Data extracted from a collection:
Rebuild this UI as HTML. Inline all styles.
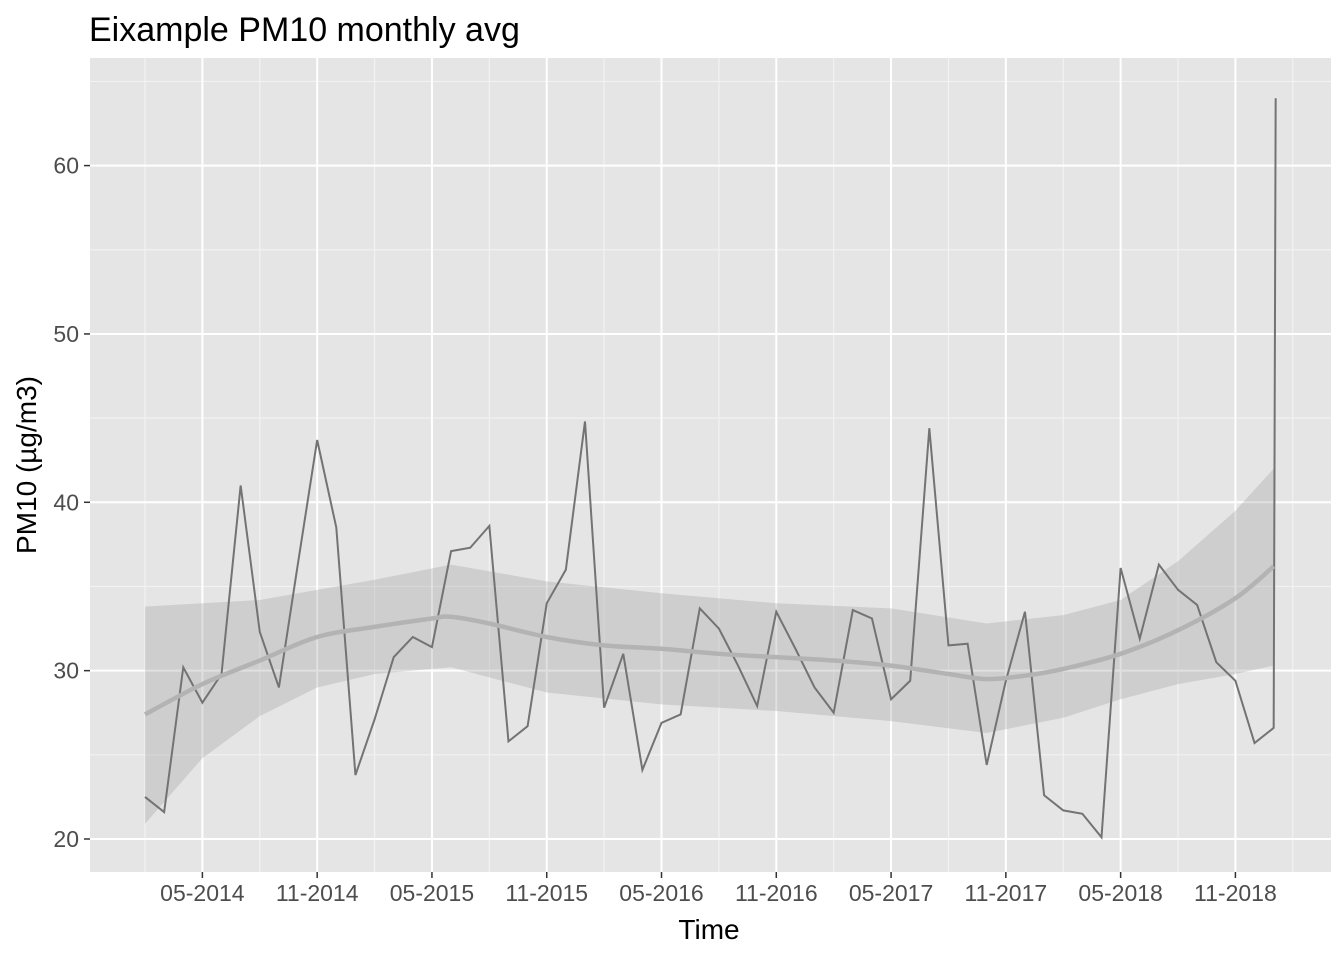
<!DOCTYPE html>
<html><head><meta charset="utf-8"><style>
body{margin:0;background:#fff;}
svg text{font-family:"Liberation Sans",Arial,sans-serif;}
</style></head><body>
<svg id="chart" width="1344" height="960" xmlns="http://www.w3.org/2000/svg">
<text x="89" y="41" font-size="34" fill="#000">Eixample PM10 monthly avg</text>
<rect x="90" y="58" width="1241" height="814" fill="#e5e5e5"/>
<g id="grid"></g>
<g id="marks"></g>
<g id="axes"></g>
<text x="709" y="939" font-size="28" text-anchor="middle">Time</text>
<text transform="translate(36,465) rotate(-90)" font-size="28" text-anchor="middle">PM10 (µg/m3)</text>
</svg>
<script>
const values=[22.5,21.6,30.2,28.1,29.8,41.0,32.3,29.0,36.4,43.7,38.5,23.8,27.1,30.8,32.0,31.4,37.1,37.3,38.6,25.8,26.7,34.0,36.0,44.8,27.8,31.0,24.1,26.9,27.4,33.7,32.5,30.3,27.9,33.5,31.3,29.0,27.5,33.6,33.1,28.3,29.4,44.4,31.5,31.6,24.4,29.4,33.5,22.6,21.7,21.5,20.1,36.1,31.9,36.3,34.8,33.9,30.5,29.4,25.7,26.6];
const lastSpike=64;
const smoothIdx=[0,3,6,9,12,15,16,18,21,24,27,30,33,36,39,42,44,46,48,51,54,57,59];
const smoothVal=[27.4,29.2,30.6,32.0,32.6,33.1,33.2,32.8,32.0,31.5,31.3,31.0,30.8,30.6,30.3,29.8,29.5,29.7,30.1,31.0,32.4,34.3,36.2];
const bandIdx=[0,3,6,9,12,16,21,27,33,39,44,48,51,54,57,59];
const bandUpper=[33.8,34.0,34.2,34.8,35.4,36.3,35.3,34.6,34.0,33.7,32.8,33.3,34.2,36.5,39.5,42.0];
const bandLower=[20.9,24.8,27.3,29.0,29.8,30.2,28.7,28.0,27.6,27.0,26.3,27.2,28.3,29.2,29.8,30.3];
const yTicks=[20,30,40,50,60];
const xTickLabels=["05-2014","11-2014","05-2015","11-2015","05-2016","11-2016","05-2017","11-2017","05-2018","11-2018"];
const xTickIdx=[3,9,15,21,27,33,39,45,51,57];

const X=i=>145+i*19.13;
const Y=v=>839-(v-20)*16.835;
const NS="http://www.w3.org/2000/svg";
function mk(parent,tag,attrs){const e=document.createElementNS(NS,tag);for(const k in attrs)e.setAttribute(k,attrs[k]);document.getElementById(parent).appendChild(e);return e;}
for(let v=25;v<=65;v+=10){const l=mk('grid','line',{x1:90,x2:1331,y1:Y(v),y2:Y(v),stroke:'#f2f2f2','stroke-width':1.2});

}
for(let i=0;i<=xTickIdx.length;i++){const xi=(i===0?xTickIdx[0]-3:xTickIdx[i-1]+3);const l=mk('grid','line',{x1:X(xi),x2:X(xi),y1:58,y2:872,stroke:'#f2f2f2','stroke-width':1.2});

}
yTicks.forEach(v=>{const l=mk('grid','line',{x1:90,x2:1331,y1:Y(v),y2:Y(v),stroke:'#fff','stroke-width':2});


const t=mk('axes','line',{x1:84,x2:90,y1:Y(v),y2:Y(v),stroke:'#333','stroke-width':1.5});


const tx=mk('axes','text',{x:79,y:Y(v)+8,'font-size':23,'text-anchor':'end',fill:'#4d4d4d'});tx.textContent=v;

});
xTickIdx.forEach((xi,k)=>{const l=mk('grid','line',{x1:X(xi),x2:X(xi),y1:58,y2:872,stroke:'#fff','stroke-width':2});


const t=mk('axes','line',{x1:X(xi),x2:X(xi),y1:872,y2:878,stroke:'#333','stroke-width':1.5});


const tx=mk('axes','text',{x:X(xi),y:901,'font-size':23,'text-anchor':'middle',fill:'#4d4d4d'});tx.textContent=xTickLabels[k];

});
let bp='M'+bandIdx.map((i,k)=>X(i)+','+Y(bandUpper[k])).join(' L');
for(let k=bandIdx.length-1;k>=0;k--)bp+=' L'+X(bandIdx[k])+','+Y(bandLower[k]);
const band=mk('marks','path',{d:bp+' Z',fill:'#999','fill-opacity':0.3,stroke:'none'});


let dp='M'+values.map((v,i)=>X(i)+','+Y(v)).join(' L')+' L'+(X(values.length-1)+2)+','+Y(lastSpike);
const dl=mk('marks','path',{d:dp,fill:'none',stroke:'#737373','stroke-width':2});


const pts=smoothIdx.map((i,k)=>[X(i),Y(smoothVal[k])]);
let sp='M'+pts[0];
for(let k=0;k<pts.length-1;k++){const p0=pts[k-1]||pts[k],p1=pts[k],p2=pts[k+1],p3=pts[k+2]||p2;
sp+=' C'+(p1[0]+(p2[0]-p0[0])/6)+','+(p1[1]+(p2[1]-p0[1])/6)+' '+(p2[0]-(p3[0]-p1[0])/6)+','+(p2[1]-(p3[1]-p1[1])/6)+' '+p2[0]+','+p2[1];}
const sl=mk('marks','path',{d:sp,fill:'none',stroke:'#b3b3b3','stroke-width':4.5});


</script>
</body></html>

==

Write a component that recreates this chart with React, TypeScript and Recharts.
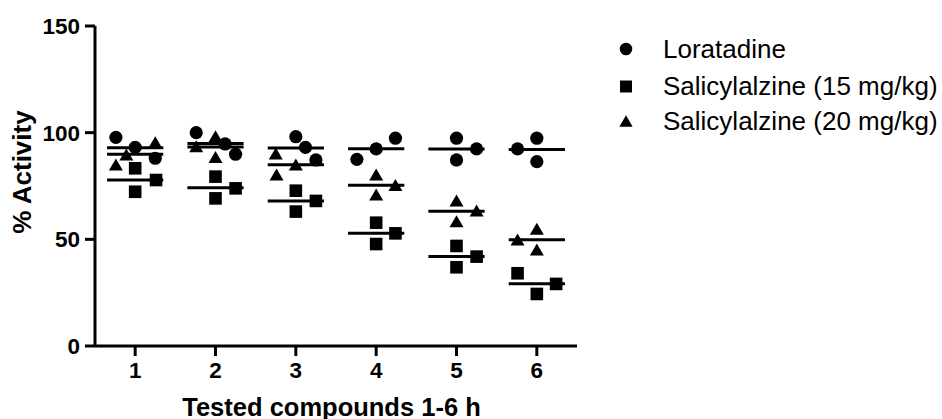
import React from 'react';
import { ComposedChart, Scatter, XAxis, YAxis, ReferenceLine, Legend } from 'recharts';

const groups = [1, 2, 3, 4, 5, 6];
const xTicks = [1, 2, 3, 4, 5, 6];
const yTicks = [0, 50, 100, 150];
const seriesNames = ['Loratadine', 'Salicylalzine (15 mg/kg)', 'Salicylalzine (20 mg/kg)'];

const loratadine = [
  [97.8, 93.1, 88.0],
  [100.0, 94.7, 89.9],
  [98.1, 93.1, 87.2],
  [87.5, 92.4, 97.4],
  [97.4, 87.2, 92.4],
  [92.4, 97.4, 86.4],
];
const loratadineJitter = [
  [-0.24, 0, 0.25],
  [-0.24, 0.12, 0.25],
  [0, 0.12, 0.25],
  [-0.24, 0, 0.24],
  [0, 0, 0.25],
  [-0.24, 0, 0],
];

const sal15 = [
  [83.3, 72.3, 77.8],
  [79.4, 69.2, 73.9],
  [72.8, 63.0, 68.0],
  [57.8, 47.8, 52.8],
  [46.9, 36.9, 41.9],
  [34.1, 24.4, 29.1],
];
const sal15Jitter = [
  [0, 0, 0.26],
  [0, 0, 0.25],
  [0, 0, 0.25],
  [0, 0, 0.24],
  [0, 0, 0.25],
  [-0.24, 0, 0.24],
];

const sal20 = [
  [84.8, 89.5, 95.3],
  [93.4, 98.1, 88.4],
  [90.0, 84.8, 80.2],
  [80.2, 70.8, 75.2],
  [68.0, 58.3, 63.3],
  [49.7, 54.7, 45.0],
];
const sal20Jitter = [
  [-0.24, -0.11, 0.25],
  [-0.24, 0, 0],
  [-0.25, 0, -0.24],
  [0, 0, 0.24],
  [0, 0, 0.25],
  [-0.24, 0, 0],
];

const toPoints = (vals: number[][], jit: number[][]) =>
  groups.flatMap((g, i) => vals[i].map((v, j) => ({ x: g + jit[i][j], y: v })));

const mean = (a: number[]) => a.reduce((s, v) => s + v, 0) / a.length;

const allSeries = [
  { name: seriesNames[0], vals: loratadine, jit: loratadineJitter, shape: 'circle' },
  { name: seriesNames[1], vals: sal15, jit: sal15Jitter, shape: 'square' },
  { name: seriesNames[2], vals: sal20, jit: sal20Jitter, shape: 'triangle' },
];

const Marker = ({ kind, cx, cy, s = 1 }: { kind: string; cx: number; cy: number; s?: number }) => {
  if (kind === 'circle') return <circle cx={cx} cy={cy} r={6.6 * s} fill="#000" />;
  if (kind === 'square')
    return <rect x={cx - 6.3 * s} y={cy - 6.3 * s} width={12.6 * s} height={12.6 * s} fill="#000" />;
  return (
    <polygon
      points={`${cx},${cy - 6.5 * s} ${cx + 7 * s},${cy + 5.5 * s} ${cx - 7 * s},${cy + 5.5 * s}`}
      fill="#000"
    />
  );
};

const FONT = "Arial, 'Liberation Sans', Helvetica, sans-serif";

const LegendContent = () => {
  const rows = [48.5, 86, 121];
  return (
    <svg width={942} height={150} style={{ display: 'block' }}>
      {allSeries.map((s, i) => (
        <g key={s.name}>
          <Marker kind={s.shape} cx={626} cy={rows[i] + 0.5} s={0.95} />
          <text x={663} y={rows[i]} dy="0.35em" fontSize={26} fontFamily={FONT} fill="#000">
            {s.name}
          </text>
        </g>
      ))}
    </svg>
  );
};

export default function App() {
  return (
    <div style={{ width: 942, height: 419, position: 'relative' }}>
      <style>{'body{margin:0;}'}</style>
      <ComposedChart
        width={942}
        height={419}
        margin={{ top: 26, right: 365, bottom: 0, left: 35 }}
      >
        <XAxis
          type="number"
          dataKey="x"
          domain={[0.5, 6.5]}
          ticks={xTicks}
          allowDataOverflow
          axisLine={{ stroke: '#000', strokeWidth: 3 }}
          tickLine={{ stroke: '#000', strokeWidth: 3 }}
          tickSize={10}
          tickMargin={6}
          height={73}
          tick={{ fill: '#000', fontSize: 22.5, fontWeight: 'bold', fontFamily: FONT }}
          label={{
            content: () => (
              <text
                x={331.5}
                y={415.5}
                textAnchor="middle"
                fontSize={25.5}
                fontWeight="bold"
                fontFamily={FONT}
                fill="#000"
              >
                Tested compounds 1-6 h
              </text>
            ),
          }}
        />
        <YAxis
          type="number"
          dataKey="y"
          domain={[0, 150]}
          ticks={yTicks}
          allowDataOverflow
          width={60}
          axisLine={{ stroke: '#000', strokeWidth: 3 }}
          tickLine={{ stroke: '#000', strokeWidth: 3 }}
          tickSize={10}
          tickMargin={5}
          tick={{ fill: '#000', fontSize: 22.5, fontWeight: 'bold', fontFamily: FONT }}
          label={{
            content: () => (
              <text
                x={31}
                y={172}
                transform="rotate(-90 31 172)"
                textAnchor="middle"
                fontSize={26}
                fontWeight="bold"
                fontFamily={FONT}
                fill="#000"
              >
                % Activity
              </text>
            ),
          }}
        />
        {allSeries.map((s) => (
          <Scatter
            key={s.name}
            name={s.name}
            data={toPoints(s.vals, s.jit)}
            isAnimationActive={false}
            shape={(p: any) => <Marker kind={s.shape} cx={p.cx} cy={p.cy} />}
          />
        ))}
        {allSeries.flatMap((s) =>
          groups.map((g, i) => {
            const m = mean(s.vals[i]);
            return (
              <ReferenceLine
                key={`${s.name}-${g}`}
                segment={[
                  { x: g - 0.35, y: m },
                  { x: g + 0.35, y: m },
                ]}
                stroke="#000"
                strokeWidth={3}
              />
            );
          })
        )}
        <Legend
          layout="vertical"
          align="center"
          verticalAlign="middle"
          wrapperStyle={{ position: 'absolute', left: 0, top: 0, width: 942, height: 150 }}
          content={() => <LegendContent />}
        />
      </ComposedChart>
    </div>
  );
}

_What to work on_
Word for word, restate the lines beginning with the one that has "Rebuild this UI as HTML. Inline all styles." and ending with the one that has "const xTickIdx=[3,9,15,21,27,33,39,45,51,57];". Keep both ends and skip any pictures.

_Exercise solution_
Rebuild this UI as HTML. Inline all styles.
<!DOCTYPE html>
<html><head><meta charset="utf-8"><style>
body{margin:0;background:#fff;}
svg text{font-family:"Liberation Sans",Arial,sans-serif;}
</style></head><body>
<svg id="chart" width="1344" height="960" xmlns="http://www.w3.org/2000/svg">
<text x="89" y="41" font-size="34" fill="#000">Eixample PM10 monthly avg</text>
<rect x="90" y="58" width="1241" height="814" fill="#e5e5e5"/>
<g id="grid"></g>
<g id="marks"></g>
<g id="axes"></g>
<text x="709" y="939" font-size="28" text-anchor="middle">Time</text>
<text transform="translate(36,465) rotate(-90)" font-size="28" text-anchor="middle">PM10 (µg/m3)</text>
</svg>
<script>
const values=[22.5,21.6,30.2,28.1,29.8,41.0,32.3,29.0,36.4,43.7,38.5,23.8,27.1,30.8,32.0,31.4,37.1,37.3,38.6,25.8,26.7,34.0,36.0,44.8,27.8,31.0,24.1,26.9,27.4,33.7,32.5,30.3,27.9,33.5,31.3,29.0,27.5,33.6,33.1,28.3,29.4,44.4,31.5,31.6,24.4,29.4,33.5,22.6,21.7,21.5,20.1,36.1,31.9,36.3,34.8,33.9,30.5,29.4,25.7,26.6];
const lastSpike=64;
const smoothIdx=[0,3,6,9,12,15,16,18,21,24,27,30,33,36,39,42,44,46,48,51,54,57,59];
const smoothVal=[27.4,29.2,30.6,32.0,32.6,33.1,33.2,32.8,32.0,31.5,31.3,31.0,30.8,30.6,30.3,29.8,29.5,29.7,30.1,31.0,32.4,34.3,36.2];
const bandIdx=[0,3,6,9,12,16,21,27,33,39,44,48,51,54,57,59];
const bandUpper=[33.8,34.0,34.2,34.8,35.4,36.3,35.3,34.6,34.0,33.7,32.8,33.3,34.2,36.5,39.5,42.0];
const bandLower=[20.9,24.8,27.3,29.0,29.8,30.2,28.7,28.0,27.6,27.0,26.3,27.2,28.3,29.2,29.8,30.3];
const yTicks=[20,30,40,50,60];
const xTickLabels=["05-2014","11-2014","05-2015","11-2015","05-2016","11-2016","05-2017","11-2017","05-2018","11-2018"];
const xTickIdx=[3,9,15,21,27,33,39,45,51,57];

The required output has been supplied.